-------- DATASET CONTENT
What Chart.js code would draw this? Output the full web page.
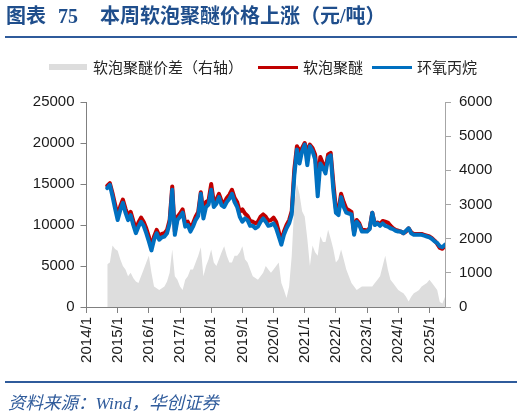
<!DOCTYPE html>
<html>
<head>
<meta charset="utf-8">
<script src="https://cdn.jsdelivr.net/npm/chart.js@4.4.1/dist/chart.umd.min.js"></script>
<style>
  body { margin: 0; background: #fff; }
  #wrap { position: relative; width: 524px; height: 417px; overflow: hidden; font-family: "Noto Sans CJK SC", sans-serif; }
  #chart { position: absolute; left: 0; top: 0; }
  .title { position: absolute; top: 4px; font-size: 20px; font-weight: bold; color: #1f4e8c; white-space: nowrap;
           font-family: "Liberation Serif", "Noto Sans CJK SC", serif; line-height: 24px; }
  .rule { position: absolute; left: 5px; width: 512px; height: 2px; background: #2f5b9b; }
  .lg { position: absolute; font-size: 15px; color: #262626; line-height: 20px; top: 57px; white-space: nowrap; }
  .sw { position: absolute; }
  .src { position: absolute; left: 8px; top: 391px; font-size: 17.5px; font-style: italic; color: #2f5b9b; white-space: nowrap;
         font-family: "Liberation Serif", "Noto Sans CJK SC", serif; line-height: 24px; }
</style>
</head>
<body>
<div id="wrap">
  <canvas id="chart" width="524" height="417"></canvas>
  <div class="title" style="left:6px;">图表</div>
  <div class="title" style="left:58px;">75</div>
  <div class="title" style="left:100px;">本周软泡聚醚价格上涨（元/吨）</div>
  <div class="rule" style="top:36px;"></div>
  <div class="sw" style="left:49px;top:64px;width:38px;height:6px;background:#dddddd;"></div>
  <div class="lg" style="left:93px;">软泡聚醚价差（右轴）</div>
  <div class="sw" style="left:258px;top:65.5px;width:40px;height:3px;background:#c00000;"></div>
  <div class="lg" style="left:303px;">软泡聚醚</div>
  <div class="sw" style="left:372px;top:65.5px;width:40px;height:3px;background:#0070c0;"></div>
  <div class="lg" style="left:417px;">环氧丙烷</div>
  <div class="rule" style="top:381px;"></div>
  <div class="src">资料来源：Wind，华创证券</div>
</div>
<script>
// monthly points, 2014/9 .. 2025/7
const firstYear = 2014;
const months = [];
for (let y = 2014, m = 9; months.length < 131; m++) {
  if (m > 12) { m = 1; y++; }
  months.push(y + "/" + m);
}

// 软泡聚醚 (元/吨)
const polyether = [
  14800, 15100, 13900, 12500, 11100, 12300, 13100, 12000, 11100, 11600,
  10500, 9500, 10300, 10900, 10400, 9600, 8600, 7300, 8600, 9400,
  8700, 8900, 9000, 9400, 10600, 14700, 9200, 11000, 11400, 11900,
  10200, 10400, 9700, 10200, 11000, 11600, 14000, 11400, 12800, 13000,
  15000, 12800, 13100, 13800, 12900, 12700, 13300, 13700, 14300, 13300,
  12800, 11600, 11900, 11400, 11100, 10500, 10400, 10200, 10400, 11000,
  11300, 11000, 10500, 10600, 10900, 10400, 9200, 8000, 9200, 10000,
  10600, 11700, 16800, 19600, 19000, 19400, 20000, 18800, 19800, 19400,
  18600, 15000, 18300, 17500, 16800, 18600, 18800, 15200, 12000, 11800,
  13800, 12800, 12000, 11800, 11600, 9100, 10600, 10200, 9400, 9400,
  9300, 9600, 11500, 10100, 10300, 10100, 10500, 10400, 10300, 9900,
  9600, 9400, 9300, 9200, 9000, 9200, 9600, 9100, 8900, 8900,
  8900, 8900, 8800, 8700, 8600, 8400, 8100, 7700, 7200, 7100, 7500
];

// 环氧丙烷 (元/吨)
const propyleneOxide = [
  14500, 14900, 13500, 12000, 10600, 11800, 12700, 11500, 10600, 11200,
  10000, 9000, 9800, 10400, 9900, 9000, 8000, 6900, 8200, 9000,
  8200, 8500, 8600, 9000, 10200, 14300, 8800, 10600, 11000, 11500,
  9800, 10000, 9200, 9800, 10600, 11100, 13800, 10800, 12200, 12500,
  14300, 12200, 12600, 13400, 12400, 12200, 12800, 13200, 13800, 12800,
  12200, 11000, 10400, 10800, 10600, 9900, 9900, 9600, 9800, 10400,
  10800, 10400, 9900, 10000, 10200, 9600, 8600, 7600, 8800, 9600,
  10200, 11300, 16000, 19200, 17500, 19000, 19800, 17300, 19600, 19000,
  18000, 13500, 17500, 17000, 16300, 18200, 18500, 14300, 11500, 11200,
  13400, 12200, 11500, 11400, 11300, 8800, 10400, 10000, 9200, 9200,
  9200, 9500, 11500, 10000, 10200, 9900, 10200, 9900, 9800, 9600,
  9500, 9300, 9200, 9200, 9000, 9300, 9600, 9000, 8800, 8800,
  8800, 8800, 8700, 8600, 8500, 8300, 8000, 7800, 7400, 7300, 7600
];

// 软泡聚醚价差 (右轴)
const spread = [
  1250, 1300, 1800, 1700, 1650, 1400, 1200, 1100, 900, 1000,
  850, 750, 700, 900, 1100, 1300, 1500, 1000, 600, 550,
  500, 550, 600, 750, 1000, 1680, 900, 800, 600, 500,
  800, 900, 1100, 1100, 1300, 1500, 1750, 900, 1200, 1400,
  1680, 1300, 1200, 1400, 1600, 1780, 1500, 1300, 1300, 1500,
  1500, 1600, 1780, 1400, 1300, 1100, 900, 850, 800, 900,
  1000, 1200, 1100, 1000, 1100, 1200, 1300, 700, 500, 260,
  600, 1500, 3000, 3600, 3300, 2800, 2650, 2000, 1200, 1800,
  1600, 1500, 2070, 1900, 1900, 2260, 2000, 1700, 1300, 1400,
  1680, 1400, 1100, 900, 700, 600, 500, 550, 600, 600,
  600, 600, 600, 700, 800, 900, 1200, 1500, 1100, 800,
  700, 600, 500, 450, 400, 300, 160, 300, 400, 450,
  500, 600, 650, 700, 800, 700, 600, 500, 150, 100, 300
];

const yearTicks = ["2014/1", "2015/1", "2016/1", "2017/1", "2018/1", "2019/1", "2020/1", "2021/1", "2022/1", "2023/1", "2024/1", "2025/1"];

function monthIndex(label) {
  const [y, m] = label.split("/").map(Number);
  return (y - firstYear) * 12 + (m - 1);
}

function toPoints(values) {
  return months.map((m, i) => ({ x: monthIndex(m), y: values[i] }));
}

const tickFont = { family: "'Liberation Sans', Arial, sans-serif", size: 15 };
const axisColor = "#808080";
const plain = (v) => String(v);

new Chart(document.getElementById("chart"), {
  type: "line",
  data: {
    datasets: [
      {
        label: "环氧丙烷",
        data: toPoints(propyleneOxide),
        borderColor: "#0070c0",
        borderWidth: 4,
        borderJoinStyle: "round",
        borderCapStyle: "round",
        pointRadius: 0,
        yAxisID: "y",
        order: 0
      },
      {
        label: "软泡聚醚",
        data: toPoints(polyether),
        borderColor: "#c00000",
        borderWidth: 4,
        borderJoinStyle: "round",
        borderCapStyle: "round",
        pointRadius: 0,
        yAxisID: "y",
        order: 1
      },
      {
        label: "软泡聚醚价差（右轴）",
        data: toPoints(spread),
        borderWidth: 0,
        borderColor: "rgba(0,0,0,0)",
        backgroundColor: "#dddddd",
        fill: "origin",
        pointRadius: 0,
        yAxisID: "y1",
        order: 2
      }
    ]
  },
  options: {
    responsive: false,
    animation: false,
    layout: { padding: { top: 102, left: 0, right: 0, bottom: 0 } },
    plugins: { legend: { display: false }, tooltip: { enabled: false } },
    scales: {
      x: {
        type: "linear",
        min: 0,
        max: 138,
        afterFit: (s) => { s.height = 110; },
        grid: { drawOnChartArea: false, tickLength: 6, color: axisColor },
        border: { color: axisColor },
        ticks: {
          stepSize: 12,
          includeBounds: false,
          autoSkip: false,
          minRotation: 90,
          maxRotation: 90,
          padding: 4,
          color: "#1a1a1a",
          font: tickFont,
          callback: (v) => yearTicks[v / 12] || null
        }
      },
      y: {
        position: "left",
        min: 0,
        max: 25000,
        afterFit: (s) => { s.width = 86.5; },
        grid: { drawOnChartArea: false, tickLength: 6, color: axisColor },
        border: { color: axisColor },
        ticks: { stepSize: 5000, padding: 6, color: "#1a1a1a", font: tickFont, callback: plain }
      },
      y1: {
        position: "right",
        min: 0,
        max: 6000,
        afterFit: (s) => { s.width = 79; },
        grid: { drawOnChartArea: false, tickLength: 6, color: "#a6a6a6" },
        border: { color: "#a6a6a6" },
        ticks: { stepSize: 1000, padding: 8, color: "#1a1a1a", font: tickFont, callback: plain }
      }
    }
  }
});
</script>
</body>
</html>
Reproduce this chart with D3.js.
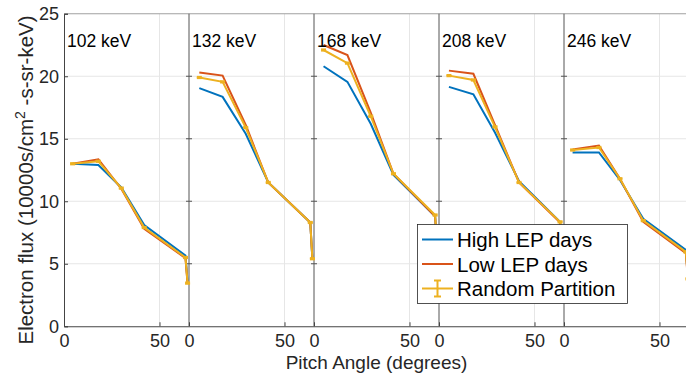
----------------
* TASK OBJECTIVE
Out of the records, collect only those lines that contain the string "this".

* THE ANSWER
What Chart.js code would draw this? Output the full web page.
Reproduce this chart with D3.js.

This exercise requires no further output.